Mandrell was referring to a crash at Madison and Edgewood. Two people had to be cut out of a car which was headed southbound on Madison Avenue. Police say the driver ran a red light and was hit by a pick-up truck headed west on Edgewood Avenue. According to officers, the driver of the pick-up was not injured and not at fault.

While police determined that the fog was not a factor in that crash, parents were still concerned.

Mandrell says she loves the school district. She and her oldest daughter graduated from Perry Meridian High School. She walked her second grade son to the bus stop Thursday morning.

"I couldn't even see across my courtyard. It was so thick and we go to the bus stop at 8:00, so daylight was starting, but you couldn't see anything. It was very dangerous. I couldn't believe we weren't on a delay and I think how bad it was at 8, I think how bad it was at 6:30 this morning," Mandrell said.

She is questioning why the school district did not implement a two-hour delay. Franklin Township and Decatur Township schools also did not have a delay for fog. Center Grove, Clark-Pleasant and Greenwood schools did.

Superintendent Thomas Little says that is because they are more rural school districts.

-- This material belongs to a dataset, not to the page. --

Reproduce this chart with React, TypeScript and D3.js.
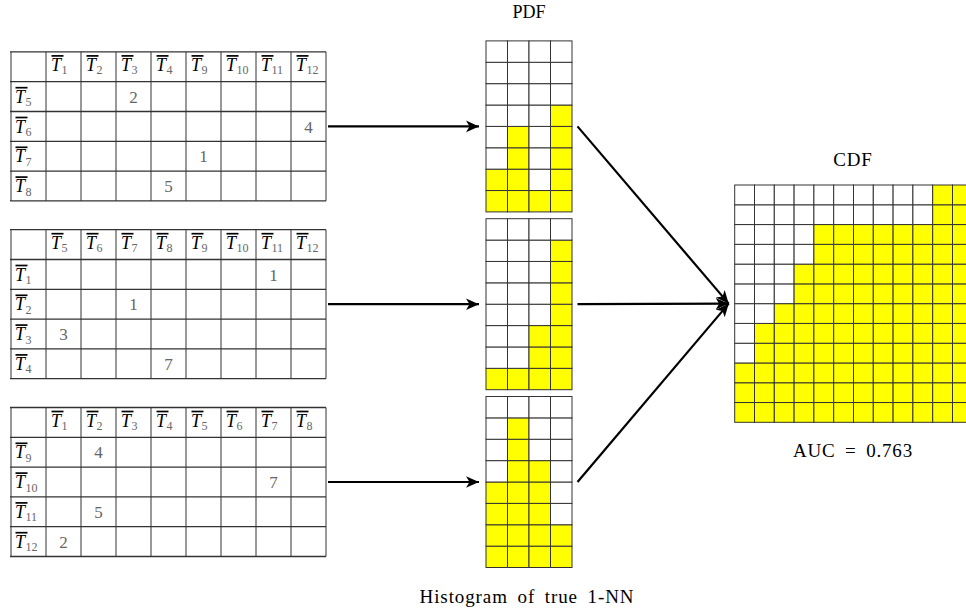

"We check the roads ourselves. I personally am out driving the roads myself. We check them closely. We try to err on the side of safety," Little said.

Mandrell says she and other concerned parents are going to circulate a petition, asking the superintendent to consider two-hour delays more often when safety is a concern.

"To keep children safe, a little bit of inconvenience can go a long way, is the way I look at it," Mandrell said. "I talked to some other parents and we are tired of it."